Marc Little came to Washington, D.C. recently in his capacity as the vice president of the Center for Urban Renewal and Education (CURE) think tank to talk to reporters and the public about supporting President Donald Trump’s agenda of helping inner cities through job creation, school choice, and public safety.
But the tragedy in Charlottesville, Virginia, changed his plans.
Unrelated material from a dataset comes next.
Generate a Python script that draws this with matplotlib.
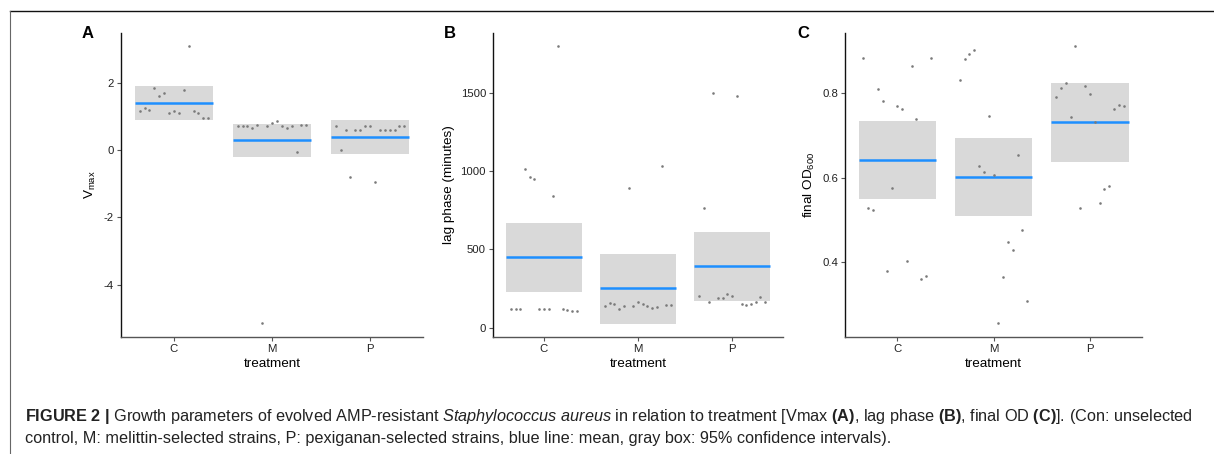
import numpy as np
import matplotlib
matplotlib.use('Agg')
import matplotlib.pyplot as plt
from matplotlib.lines import Line2D

plt.rcParams['font.family'] = ['Liberation Sans', 'DejaVu Sans']
plt.rcParams['mathtext.fontset'] = 'custom'
plt.rcParams['mathtext.rm'] = 'Liberation Sans'
plt.rcParams['mathtext.it'] = 'Liberation Sans:italic'
plt.rcParams['mathtext.bf'] = 'Liberation Sans:bold'
plt.rcParams['axes.unicode_minus'] = False

treatments = ['C', 'M', 'P']

# panel A: Vmax
vmax_C = [1.17, 1.25, 1.21, 1.85, 1.61, 1.71, 1.11, 1.16, 1.11, 1.80, 3.11, 1.16, 1.11, 0.95, 0.95]
vmax_M = [0.71, 0.71, 0.71, 0.66, 0.76, -5.14, 0.71, 0.81, 0.86, 0.71, 0.66, 0.71, -0.05, 0.76, 0.76]
vmax_P = [0.71, 0.00, 0.61, -0.79, 0.61, 0.61, 0.71, 0.71, -0.94, 0.61, 0.61, 0.61, 0.61, 0.71, 0.71]
vmax_mean = [1.42, 0.29, 0.40]
vmax_lo = [0.91, -0.20, -0.10]
vmax_hi = [1.90, 0.78, 0.90]

# panel B: lag phase (minutes)
lag_C = [121, 121, 121, 1011, 962, 947, 121, 121, 121, 838, 1798, 121, 110, 104, 104]
lag_M = [138, 157, 149, 119, 138, 892, 138, 162, 153, 138, 128, 134, 1030, 142, 142]
lag_P = [204, 762, 162, 1496, 187, 187, 217, 204, 1481, 151, 147, 151, 164, 193, 166]
lag_mean = [449, 251, 391]
lag_lo = [227, 26, 168]
lag_hi = [670, 472, 613]

# panel C: final OD600
od_C = [0.882, 0.529, 0.524, 0.810, 0.781, 0.379, 0.576, 0.769, 0.762, 0.404, 0.862, 0.738, 0.360, 0.368, 0.882]
od_M = [0.831, 0.880, 0.892, 0.900, 0.628, 0.613, 0.745, 0.607, 0.256, 0.366, 0.447, 0.429, 0.654, 0.477, 0.308]
od_P = [0.789, 0.811, 0.822, 0.742, 0.910, 0.529, 0.815, 0.798, 0.732, 0.540, 0.574, 0.581, 0.762, 0.771, 0.769]
od_mean = [0.642, 0.602, 0.730]
od_lo = [0.550, 0.510, 0.637]
od_hi = [0.734, 0.694, 0.822]

W, H = 1214, 454
fig = plt.figure(figsize=(W / 100, H / 100), dpi=100)

def px_axes(left, right, top, bottom):
    return fig.add_axes([left / W, 1 - bottom / H, (right - left) / W, (bottom - top) / H])

def panel(ax, groups, means, lo, hi, ylim, yticks, ylabel):
    for i, vals in enumerate(groups):
        xc = i + 1
        ax.fill_between([xc - 0.4, xc + 0.4], lo[i], hi[i], color='#d9d9d9', lw=0, zorder=1)
        ax.plot([xc - 0.4, xc + 0.4], [means[i], means[i]], color='#1e8fff', lw=1.8, zorder=2,
                solid_capstyle='butt')
        xs = xc + np.linspace(-0.35, 0.35, len(vals))
        ax.scatter(xs, vals, s=3.5, color='#7a7a7a', lw=0, zorder=3)
    ax.set_xlim(0.46, 3.54)
    ax.set_ylim(*ylim)
    ax.set_xticks([1, 2, 3])
    ax.set_xticklabels(treatments)
    ax.set_yticks(yticks)
    for s in ['top', 'right']:
        ax.spines[s].set_visible(False)
    ax.spines['left'].set_color('#111111')
    ax.spines['bottom'].set_color('#555555')
    ax.spines['left'].set_linewidth(1.0)
    ax.spines['bottom'].set_linewidth(1.0)
    ax.tick_params(length=3, width=0.8, color='#555555', labelsize=8.2, labelcolor='#222222', pad=2)
    ax.set_xlabel('treatment', fontsize=9.7, labelpad=3)
    ax.set_ylabel(ylabel, fontsize=9.7, labelpad=4)

axA = px_axes(121, 423, 33, 337)
panel(axA, [vmax_C, vmax_M, vmax_P], vmax_mean, vmax_lo, vmax_hi, (-5.56, 3.49), [-4, -2, 0, 2],
      r'$\mathrm{V_{max}}$')

axB = px_axes(493, 783, 33, 337)
panel(axB, [lag_C, lag_M, lag_P], lag_mean, lag_lo, lag_hi, (-60, 1881), [0, 500, 1000, 1500],
      'lag phase (minutes)')

axC = px_axes(845, 1142, 33, 337)
panel(axC, [od_C, od_M, od_P], od_mean, od_lo, od_hi, (0.224, 0.941), [0.4, 0.6, 0.8],
      r'final $\mathrm{OD_{600}}$')

# panel letters
for letter, xpx in [('A', 88), ('B', 450), ('C', 803)]:
    fig.text(xpx / W, 1 - 33 / H, letter, fontsize=12, fontweight='bold', ha='center', va='center')

# frame lines of the figure box
fig.add_artist(Line2D([10 / W, 1], [1 - 10.5 / H, 1 - 10.5 / H], color='#111111', lw=1.0))
fig.add_artist(Line2D([10 / W, 10 / W], [0, 1 - 10.5 / H], color='#666666', lw=0.8))

cap1 = (r'$\mathbf{FIGURE\ 2\ |}$ Growth parameters of evolved AMP-resistant '
        r'$\mathit{Staphylococcus\ aureus}$ in relation to treatment [Vmax $\mathbf{(A)}$, '
        r'lag phase $\mathbf{(B)}$, final OD $\mathbf{(C)}$]. (Con: unselected')
cap2 = ('control, M: melittin-selected strains, P: pexiganan-selected strains, blue line: mean, '
        'gray box: 95% confidence intervals).')
fig.text(25 / W, 1 - 417 / H, cap1, fontsize=11.7, color='#222222', va='center', ha='left')
fig.text(25 / W, 1 - 438 / H, cap2, fontsize=11.7, color='#222222', va='center', ha='left')

fig.savefig('out.png', dpi=100)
Little — who is also a pastor, attorney, and author who lives in Los Angeles — joined his colleagues at the National Press Club on Monday to defend Trump against attacks by the left, who blamed the president for the violent protest and counter-protest on Saturday over the removal of a statue of Confederate General Robert E. Lee.
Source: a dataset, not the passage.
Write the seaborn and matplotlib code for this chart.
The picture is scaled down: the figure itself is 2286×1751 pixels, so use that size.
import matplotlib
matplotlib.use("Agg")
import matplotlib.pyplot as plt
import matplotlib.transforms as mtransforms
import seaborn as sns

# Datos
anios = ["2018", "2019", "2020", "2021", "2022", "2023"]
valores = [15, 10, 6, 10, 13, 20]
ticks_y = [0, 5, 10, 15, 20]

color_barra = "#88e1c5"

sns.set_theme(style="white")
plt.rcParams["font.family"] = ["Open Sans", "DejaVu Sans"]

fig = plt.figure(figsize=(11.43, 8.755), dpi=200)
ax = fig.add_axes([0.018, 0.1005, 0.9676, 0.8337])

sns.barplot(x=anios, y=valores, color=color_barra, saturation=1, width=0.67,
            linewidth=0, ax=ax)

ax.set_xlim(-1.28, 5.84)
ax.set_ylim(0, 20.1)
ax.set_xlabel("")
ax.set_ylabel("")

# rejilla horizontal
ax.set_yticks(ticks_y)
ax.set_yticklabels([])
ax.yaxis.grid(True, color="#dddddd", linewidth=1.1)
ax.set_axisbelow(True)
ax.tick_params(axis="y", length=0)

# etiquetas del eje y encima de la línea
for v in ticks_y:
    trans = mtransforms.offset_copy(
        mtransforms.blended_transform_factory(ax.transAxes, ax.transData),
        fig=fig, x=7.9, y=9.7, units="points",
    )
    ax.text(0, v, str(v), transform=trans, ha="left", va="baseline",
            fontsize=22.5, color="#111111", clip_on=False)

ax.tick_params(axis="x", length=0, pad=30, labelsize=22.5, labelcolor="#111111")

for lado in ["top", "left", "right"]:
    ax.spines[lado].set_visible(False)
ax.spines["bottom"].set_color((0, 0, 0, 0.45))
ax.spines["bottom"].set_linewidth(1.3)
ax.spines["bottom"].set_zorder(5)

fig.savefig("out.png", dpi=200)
A protester and two law enforcement officers died on Saturday, the former after the woman was hit by a car driven deliberately into the crowd, and the police after the helicopter they were riding in crashed.
“This whole idea now of pulling down statues and changing the names of schools and cities as if we can bury the cemetery of our past,” Little told Breitbart News. “You can’t.”
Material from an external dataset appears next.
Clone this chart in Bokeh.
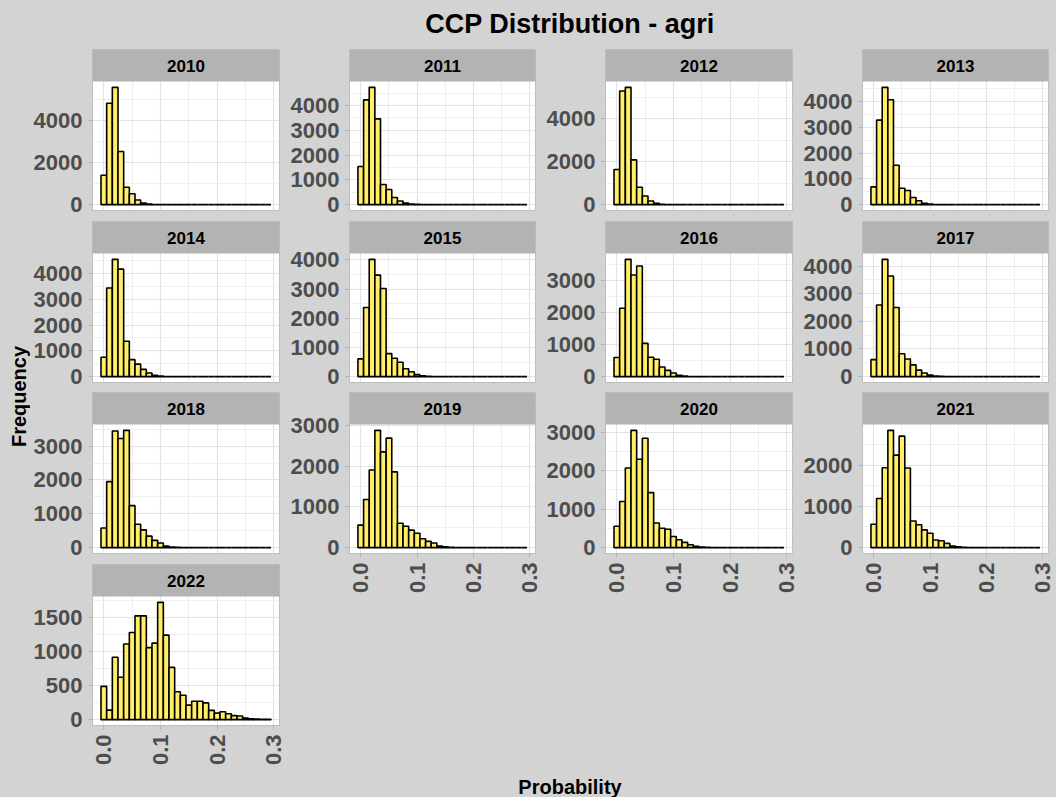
import math
from bokeh.plotting import figure
from bokeh.layouts import row, column
from bokeh.models import Range1d, LinearAxis, Grid, FixedTicker, PrintfTickFormatter
from bokeh.core.properties import value
from bokeh.embed import file_html
from bokeh.resources import INLINE

# ---------------- data ----------------
bin_centers = [0.00, 0.01, 0.02, 0.03, 0.04, 0.05, 0.06, 0.07, 0.08, 0.09,
               0.10, 0.11, 0.12, 0.13, 0.14, 0.15, 0.16, 0.17, 0.18, 0.19,
               0.20, 0.21, 0.22, 0.23, 0.24, 0.25, 0.26, 0.27, 0.28, 0.29]

counts_2010 = [1390, 4810, 5560, 2520, 825, 515, 220, 80, 25, 10, 5, 3, 2, 1, 1,
               0, 0, 0, 0, 0, 0, 0, 0, 0, 0, 0, 0, 0, 0, 0]
counts_2011 = [1540, 4225, 4730, 3460, 810, 610, 290, 145, 66, 25, 10, 5, 2, 1, 0,
               0, 0, 0, 0, 0, 0, 0, 0, 0, 0, 0, 0, 0, 0, 0]
counts_2012 = [1630, 5280, 5450, 2080, 810, 400, 170, 60, 20, 8, 3, 1, 0, 0, 0,
               0, 0, 0, 0, 0, 0, 0, 0, 0, 0, 0, 0, 0, 0, 0]
counts_2013 = [690, 3285, 4560, 4080, 1530, 640, 550, 280, 150, 50, 20, 8, 3, 1, 0,
               0, 0, 0, 0, 0, 0, 0, 0, 0, 0, 0, 0, 0, 0, 0]
counts_2014 = [750, 3440, 4550, 4170, 1375, 660, 485, 280, 140, 50, 20, 8, 3, 1, 0,
               0, 0, 0, 0, 0, 0, 0, 0, 0, 0, 0, 0, 0, 0, 0]
counts_2015 = [610, 2370, 4020, 3480, 3020, 790, 630, 495, 270, 170, 68, 25, 10, 4, 1,
               0, 0, 0, 0, 0, 0, 0, 0, 0, 0, 0, 0, 0, 0, 0]
counts_2016 = [600, 2140, 3670, 3180, 3460, 1040, 605, 545, 300, 195, 113, 41, 15, 5, 2,
               1, 0, 0, 0, 0, 0, 0, 0, 0, 0, 0, 0, 0, 0, 0]
counts_2017 = [615, 2590, 4240, 3640, 2500, 830, 640, 427, 237, 130, 59, 20, 8, 3, 1,
               0, 0, 0, 0, 0, 0, 0, 0, 0, 0, 0, 0, 0, 0, 0]
counts_2018 = [580, 1950, 3445, 3225, 3465, 1240, 690, 525, 340, 215, 136, 48, 20, 10, 5,
               2, 1, 0, 0, 0, 0, 0, 0, 0, 0, 0, 0, 0, 0, 0]
counts_2019 = [555, 1185, 1910, 2885, 2355, 2695, 1865, 600, 525, 430, 355, 220, 153, 113, 40,
               20, 10, 5, 2, 1, 0, 0, 0, 0, 0, 0, 0, 0, 0, 0]
counts_2020 = [555, 1200, 2070, 3050, 2300, 2845, 1430, 640, 505, 478, 290, 205, 136, 77, 34,
               15, 6, 3, 1, 0, 0, 0, 0, 0, 0, 0, 0, 0, 0, 0]
counts_2021 = [565, 1190, 1935, 2840, 2240, 2700, 1930, 645, 555, 430, 350, 185, 168, 103, 40,
               20, 10, 4, 2, 1, 0, 0, 0, 0, 0, 0, 0, 0, 0, 0]
counts_2022 = [486, 139, 913, 620, 1106, 1274, 1519, 1519, 1053, 1120, 1716, 1236, 764, 409, 356,
               212, 269, 269, 245, 135, 96, 115, 87, 58, 53, 24, 14, 10, 6, 5]

years = ["2010", "2011", "2012", "2013", "2014", "2015", "2016",
         "2017", "2018", "2019", "2020", "2021", "2022"]
all_counts = [counts_2010, counts_2011, counts_2012, counts_2013, counts_2014,
              counts_2015, counts_2016, counts_2017, counts_2018, counts_2019,
              counts_2020, counts_2021, counts_2022]

yticks_2010 = [0, 2000, 4000]
yticks_2011 = [0, 1000, 2000, 3000, 4000]
yticks_2012 = [0, 2000, 4000]
yticks_2013 = [0, 1000, 2000, 3000, 4000]
yticks_2014 = [0, 1000, 2000, 3000, 4000]
yticks_2015 = [0, 1000, 2000, 3000, 4000]
yticks_2016 = [0, 1000, 2000, 3000]
yticks_2017 = [0, 1000, 2000, 3000, 4000]
yticks_2018 = [0, 1000, 2000, 3000]
yticks_2019 = [0, 1000, 2000, 3000]
yticks_2020 = [0, 1000, 2000, 3000]
yticks_2021 = [0, 1000, 2000]
yticks_2022 = [0, 500, 1000, 1500]
all_yticks = [yticks_2010, yticks_2011, yticks_2012, yticks_2013, yticks_2014,
              yticks_2015, yticks_2016, yticks_2017, yticks_2018, yticks_2019,
              yticks_2020, yticks_2021, yticks_2022]

x_breaks = [0.0, 0.1, 0.2, 0.3]
x_minor = [0.05, 0.15, 0.25]

title_text = "CCP Distribution - agri"
x_title = "Probability"
y_title = "Frequency"

# ---------------- style ----------------
BG = "#D3D3D3"
STRIP = "#B3B3B3"
BORDER = "#BDBDBD"
GRID_MAJ = "#E3E3E3"
GRID_MIN = "#EFEFEF"
FILL = "#FFEE66"
TICK_COL = "#4D4D4D"
FONT = "Liberation Sans"
TICK_SIZE = "22px"
XMIN, XMAX = -0.02, 0.31
STRIP_H = 32
PANEL_H = 129

col_widths = [257, 256, 257, 256]
col_left = [61, 60, 61, 61]
col_right = 8
LAYOUT_STYLE = {"background-color": BG}


def bare_fig(w, h, bg):
    f = figure(width=w, height=h, x_range=Range1d(0, w), y_range=Range1d(0, h),
               x_axis_type=None, y_axis_type=None, output_backend="svg",
               toolbar_location=None, min_border=0,
               background_fill_color=bg, border_fill_color=BG,
               outline_line_color=None)
    return f


def make_panel(idx, ci, bottom, show_x):
    counts = all_counts[idx]
    yt = all_yticks[idx]
    m = max(counts)
    ylo, yhi = -0.05 * m, 1.05 * m
    per_px = (yhi - ylo) / PANEL_H
    ytop = yhi + STRIP_H * per_px
    p = figure(width=col_widths[ci], height=STRIP_H + PANEL_H + bottom,
               x_range=Range1d(XMIN, XMAX), y_range=Range1d(ylo, ytop),
               x_axis_type=None, y_axis_type=None, output_backend="svg",
               toolbar_location=None, min_border=0, min_border_left=col_left[ci],
               min_border_right=col_right, min_border_top=0, min_border_bottom=bottom,
               background_fill_color="white", border_fill_color=BG,
               outline_line_color=BORDER, outline_line_width=1)
    step = yt[1] - yt[0]
    yminor = [t + step / 2 for t in yt]
    p.add_layout(Grid(dimension=0, ticker=FixedTicker(ticks=x_breaks, minor_ticks=x_minor),
                      grid_line_color=GRID_MAJ, grid_line_width=1.2,
                      minor_grid_line_color=GRID_MIN, minor_grid_line_width=1))
    p.add_layout(Grid(dimension=1, ticker=FixedTicker(ticks=yt, minor_ticks=yminor),
                      grid_line_color=GRID_MAJ, grid_line_width=1.2,
                      minor_grid_line_color=GRID_MIN, minor_grid_line_width=1))
    ya = LinearAxis(ticker=FixedTicker(ticks=yt), axis_line_color=None,
                    major_tick_line_color=STRIP, major_tick_in=0, major_tick_out=4,
                    minor_tick_line_color=None, major_label_standoff=6,
                    major_label_text_font=FONT, major_label_text_font_style="bold",
                    major_label_text_font_size=TICK_SIZE, major_label_text_color=TICK_COL)
    p.add_layout(ya, "left")
    if show_x:
        xa = LinearAxis(ticker=FixedTicker(ticks=x_breaks),
                        formatter=PrintfTickFormatter(format="%.1f"),
                        axis_line_color=None, major_tick_line_color=STRIP,
                        major_tick_in=0, major_tick_out=4, minor_tick_line_color=None,
                        major_label_standoff=5, major_label_orientation=math.pi / 2,
                        major_label_text_font=FONT, major_label_text_font_style="bold",
                        major_label_text_font_size=TICK_SIZE,
                        major_label_text_color=TICK_COL)
        p.add_layout(xa, "below")
    p.vbar(x=bin_centers, width=0.01, top=counts, bottom=0, fill_color=FILL,
           line_color="black", line_width=1.6)
    # facet strip (drawn in the frame above the panel area)
    p.quad(left=[XMIN], right=[XMAX], bottom=[yhi], top=[ytop], fill_color=STRIP,
           line_color=None)
    p.text(x=[(XMIN + XMAX) / 2], y=[(yhi + ytop) / 2], text=[years[idx]],
           text_font=value(FONT), text_font_style="bold", text_font_size="17px",
           text_color="black", text_align="center", text_baseline="middle")
    return p


col1 = column(
    make_panel(0, 0, 11, False),
    make_panel(4, 0, 10, False),
    make_panel(8, 0, 11, False),
    make_panel(12, 0, 72, True),
    styles=LAYOUT_STYLE,
)

other_cols = []
for ci in (1, 2, 3):
    other_cols.append(column(
        make_panel(ci, ci, 11, False),
        make_panel(ci + 4, ci, 10, False),
        make_panel(ci + 8, ci, 60, True),
        styles=LAYOUT_STYLE,
    ))

xlab = bare_fig(769, 184, BG)
xlab.text(x=[282.5], y=[11], text=[x_title], text_font=value(FONT), text_font_style="bold",
          text_font_size="20px", text_color="black", text_align="center",
          text_baseline="middle")

right_block = column(row(*other_cols, styles=LAYOUT_STYLE), xlab, styles=LAYOUT_STYLE)

ylab = bare_fig(30, 748, BG)
ylab.text(x=[18], y=[401], text=[y_title], angle=math.pi / 2, text_font=value(FONT),
          text_font_style="bold", text_font_size="20px", text_color="black",
          text_align="center", text_baseline="middle")

title_fig = bare_fig(1056, 49, BG)
title_fig.text(x=[569.5], y=[26], text=[title_text], text_font=value(FONT),
               text_font_style="bold", text_font_size="27px", text_color="black",
               text_align="center", text_baseline="middle")

p = column(title_fig, row(ylab, col1, right_block, styles=LAYOUT_STYLE), styles=LAYOUT_STYLE)

open("out.html", "w").write(file_html(p, INLINE))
In fact, Little said, the past is what makes America what she is today.
“That’s what makes us who we are — the good, the bad, and the ugly — makes us who we are,” Little said, adding that the country has learned from its mistakes, including the “scourge” of slavery.
A good analogy, Little said, would be to consider shuttering the Holocaust Museum in the nation’s capitol because it is too painful to recall the deaths of millions of Jews and others at the hands of the Nazis.
“I’ll take it from my Jewish friends — never again,” Little said. “And the only way you can say ‘never again’ is if you remember what you’re talking about.”
As of April, the Southern Poverty Law Center documented that 60 Confederate symbols have been removed or renamed in the United States since 2015, Reuters reported.
And more removals are planned.
“Undeterred by the violence over the planned removal of a Confederate statue in Charlottesville, Virginia, municipal leaders in cities across the United States said they would step up efforts to pull such monuments from public spaces,” Reuters reported.
“Officials in Memphis, Tennessee, and Jacksonville, Florida, announced new initiatives on Monday aimed at taking down Confederate monuments,” Reuters reported.